● SHORT EXERCISE
Without the pictures, retype exactly the lines from the top of the entries below through the line that contains "(c8) at (493,114)".

[Dataset entries]
— Begin —

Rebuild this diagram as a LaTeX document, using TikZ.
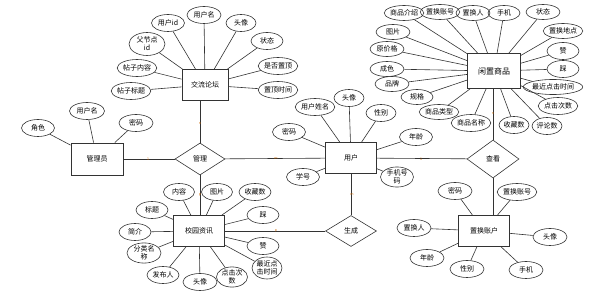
\documentclass[tikz,border=0pt]{standalone}
\usepackage{fontspec}
\setmainfont{Noto Sans CJK SC}
\usetikzlibrary{shapes.geometric}
\begin{document}
\begin{tikzpicture}[x=1pt,y=-1pt,
  every node/.style={font=\fontsize{7pt}{7.8pt}\selectfont, inner sep=0pt},
  ent/.style={draw=black!80, line width=0.9pt, rectangle, minimum width=51pt, minimum height=31pt},
  attr/.style={draw=black!80, line width=0.6pt, ellipse, minimum width=34pt, minimum height=17pt, align=center},
  rel/.style={draw=black!80, line width=0.6pt, diamond, minimum width=51pt, minimum height=31pt},
  lk/.style={draw=black!80, line width=0.6pt},
  card/.style={text=orange!80!black, font=\fontsize{3.5pt}{4pt}\selectfont, inner sep=0.3pt}]
\useasboundingbox (0,0) rectangle (608,304);

% entities
\node[ent, minimum width=46pt] (forum) at (205,85) {交流论坛};
\node[ent, minimum width=53pt, minimum height=35pt] (goods) at (494,71) {\fontsize{8pt}{8.5pt}\selectfont 闲置商品};
\node[ent, minimum width=52pt, minimum height=32pt] (admin) at (97,159) {管理员};
\node[ent] (user) at (351,158) {用户};
\node[ent] (news) at (199,231) {校园资讯};
\node[ent] (acct) at (484,231) {置换账户};

% relationships
\node[rel, minimum width=50pt, minimum height=32pt] (manage) at (200,159) {管理};
\node[rel, minimum width=52pt, minimum height=38pt] (view) at (493,159) {查看};
\node[rel] (gen) at (351,231) {生成};

% relationship links
\draw[lk] (admin) -- (manage);
\draw[lk] (manage) -- (user);
\draw[lk] (user) -- (view);
\draw[lk] (manage.north) -- (manage.north |- forum.south);
\draw[lk] (manage.south) -- (manage.south |- news.north);
\draw[lk] (view.north) -- (view.north |- goods.south);
\draw[lk] (view.south) -- (view.south |- acct.north);
\draw[lk] (user.south -| gen.north) -- (gen.north);
\draw[lk] (gen.west) -- (gen.west -| news.east);

% cardinalities
\node[card] (c1) at (148,159) {1};
\node[card] (c2) at (276,159) {m};
\node[card] (c3) at (200,124) {n};
\node[card] (c4) at (200,195) {p};
\node[card] (c5) at (352,195) {m};
\node[card] (c6) at (276,231) {p};
\node[card] (c7) at (421,159) {1};
\node[card] (c8) at (493,114) {n};

% forum attributes
\node[attr, minimum width=33pt] (f1) at (168,23) {用户id};
\node[attr] (f2) at (204,15) {用户名};
\node[attr, minimum width=30pt] (f3) at (241,23) {头像};
\node[attr, minimum width=32pt] (f4) at (267,41) {状态};
\node[attr, minimum width=37pt] (f5) at (278,66) {是否置顶};
\node[attr, minimum width=37pt] (f6) at (278,90) {置顶时间};
\node[attr, minimum width=38pt] (f7) at (131,91) {帖子标题};
\node[attr, minimum width=38pt] (f8) at (137,68) {帖子内容};
\node[attr, minimum width=36pt, minimum height=23pt] (f9) at (147,44) {父节点\\id};
\foreach \a in {f1,f2,f3,f4,f5,f6,f7,f8,f9} \draw[lk] (\a) -- (forum);

% goods attributes
\node[attr, minimum width=33pt, minimum height=15pt] (g1) at (404,13) {商品介绍};
\node[attr, minimum width=33pt, minimum height=15pt] (g2) at (440,12) {置换账号};
\node[attr, minimum width=34pt, minimum height=15pt] (g3) at (473,13) {置换人};
\node[attr, minimum width=32pt, minimum height=15pt] (g4) at (504,13) {手机};
\node[attr, minimum width=34pt, minimum height=15pt] (g5) at (543,12) {状态};
\node[attr, minimum width=34pt, minimum height=15pt] (g6) at (563,31) {置换地点};
\node[attr, minimum width=32pt] (g7) at (563,51) {赞};
\node[attr, minimum width=32pt] (g8) at (563,69) {踩};
\node[attr, minimum width=51pt, minimum height=15pt] (g9) at (553,87) {最近点击时间};
\node[attr, minimum width=35pt] (g10) at (558,106) {点击次数};
\node[attr, minimum width=30pt] (g11) at (547,126) {评论数};
\node[attr, minimum width=30pt] (g12) at (514,125) {收藏数};
\node[attr, minimum width=33pt] (g13) at (471,123) {商品名称};
\node[attr, minimum width=34pt, minimum height=15pt] (g14) at (439,112) {商品类型};
\node[attr, minimum width=32pt, minimum height=15pt] (g15) at (417,97) {规格};
\node[attr, minimum width=34pt, minimum height=15pt] (g16) at (392,84) {品牌};
\node[attr, minimum width=34pt, minimum height=15pt] (g17) at (387,69) {成色};
\node[attr, minimum width=34pt, minimum height=15pt] (g18) at (387,49) {原价格};
\node[attr, minimum width=34pt, minimum height=15pt] (g19) at (393,32) {图片};
\foreach \a in {g1,g2,g3,g4,g5,g6,g7,g8,g9,g10,g11,g12,g13,g14,g15,g16,g17,g18,g19} \draw[lk] (\a) -- (goods);

% admin attributes
\node[attr, minimum width=33pt] (a1) at (38,128) {角色};
\node[attr, minimum width=35pt] (a2) at (87,111) {用户名};
\node[attr] (a3) at (136,123) {密码};
\foreach \a in {a1,a2,a3} \draw[lk] (\a) -- (admin);

% user attributes
\node[attr, minimum width=33pt] (u1) at (315,107) {用户姓名};
\node[attr, minimum width=30pt] (u2) at (349,98) {头像};
\node[attr, minimum width=30pt] (u3) at (381,113) {性别};
\node[attr, minimum width=33pt] (u4) at (416,137) {年龄};
\node[attr, minimum width=33pt] (u5) at (289,132) {密码};
\node[attr, minimum width=33pt] (u6) at (303,177) {学号};
\node[attr, minimum width=33pt, minimum height=20pt] (u7) at (397,177) {手机号\\码};
\foreach \a in {u1,u2,u3,u4,u5,u6,u7} \draw[lk] (\a) -- (user);

% news attributes
\node[attr, minimum width=31pt] (n1) at (179,192) {内容};
\node[attr, minimum width=31pt] (n2) at (217,192) {图片};
\node[attr, minimum width=32pt] (n3) at (255,192) {收藏数};
\node[attr, minimum width=32pt] (n4) at (263,215) {踩};
\node[attr, minimum width=32pt] (n5) at (263,246) {赞};
\node[attr, minimum width=30pt, minimum height=22pt] (n6) at (267,268) {最近点\\击时间};
\node[attr, minimum width=31pt, minimum height=20pt] (n7) at (232,277) {点击次\\数};
\node[attr, minimum width=34pt] (n8) at (200,282) {头像};
\node[attr, minimum width=32pt] (n9) at (163,275) {发布人};
\node[attr, minimum width=34pt, minimum height=20pt] (n10) at (144,253) {分类名\\称};
\node[attr, minimum width=32pt] (n11) at (135,232) {简介};
\node[attr, minimum width=32pt] (n12) at (152,210) {标题};
\foreach \a in {n1,n2,n3,n4,n5,n6,n7,n8,n9,n10,n11,n12} \draw[lk] (\a) -- (news);

% account attributes
\node[attr] (p1) at (455,191) {密码};
\node[attr, minimum width=36pt] (p2) at (517,192) {置换账号};
\node[attr] (p3) at (414,228) {置换人};
\node[attr] (p4) at (550,237) {头像};
\node[attr] (p5) at (427,258) {年龄};
\node[attr] (p6) at (467,269) {性别};
\node[attr] (p7) at (526,270) {手机};
\foreach \a in {p1,p2,p3,p4,p5,p6,p7} \draw[lk] (\a) -- (acct);
\end{tikzpicture}
\end{document}
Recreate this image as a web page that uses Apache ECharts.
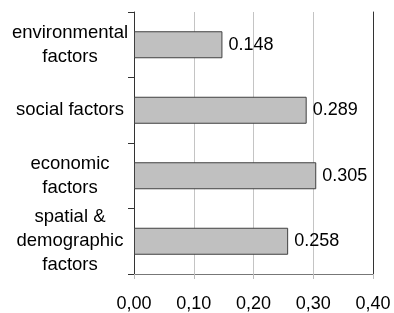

— End —

● ANSWER TO THE PROBLEM
Rebuild this diagram as a LaTeX document, using TikZ.
\documentclass[tikz,border=0pt]{standalone}
\usepackage{fontspec}
\setmainfont{Noto Sans CJK SC}
\usetikzlibrary{shapes.geometric}
\begin{document}
\begin{tikzpicture}[x=1pt,y=-1pt,
  every node/.style={font=\fontsize{7pt}{7.8pt}\selectfont, inner sep=0pt},
  ent/.style={draw=black!80, line width=0.9pt, rectangle, minimum width=51pt, minimum height=31pt},
  attr/.style={draw=black!80, line width=0.6pt, ellipse, minimum width=34pt, minimum height=17pt, align=center},
  rel/.style={draw=black!80, line width=0.6pt, diamond, minimum width=51pt, minimum height=31pt},
  lk/.style={draw=black!80, line width=0.6pt},
  card/.style={text=orange!80!black, font=\fontsize{3.5pt}{4pt}\selectfont, inner sep=0.3pt}]
\useasboundingbox (0,0) rectangle (608,304);

% entities
\node[ent, minimum width=46pt] (forum) at (205,85) {交流论坛};
\node[ent, minimum width=53pt, minimum height=35pt] (goods) at (494,71) {\fontsize{8pt}{8.5pt}\selectfont 闲置商品};
\node[ent, minimum width=52pt, minimum height=32pt] (admin) at (97,159) {管理员};
\node[ent] (user) at (351,158) {用户};
\node[ent] (news) at (199,231) {校园资讯};
\node[ent] (acct) at (484,231) {置换账户};

% relationships
\node[rel, minimum width=50pt, minimum height=32pt] (manage) at (200,159) {管理};
\node[rel, minimum width=52pt, minimum height=38pt] (view) at (493,159) {查看};
\node[rel] (gen) at (351,231) {生成};

% relationship links
\draw[lk] (admin) -- (manage);
\draw[lk] (manage) -- (user);
\draw[lk] (user) -- (view);
\draw[lk] (manage.north) -- (manage.north |- forum.south);
\draw[lk] (manage.south) -- (manage.south |- news.north);
\draw[lk] (view.north) -- (view.north |- goods.south);
\draw[lk] (view.south) -- (view.south |- acct.north);
\draw[lk] (user.south -| gen.north) -- (gen.north);
\draw[lk] (gen.west) -- (gen.west -| news.east);

% cardinalities
\node[card] (c1) at (148,159) {1};
\node[card] (c2) at (276,159) {m};
\node[card] (c3) at (200,124) {n};
\node[card] (c4) at (200,195) {p};
\node[card] (c5) at (352,195) {m};
\node[card] (c6) at (276,231) {p};
\node[card] (c7) at (421,159) {1};
\node[card] (c8) at (493,114) {n};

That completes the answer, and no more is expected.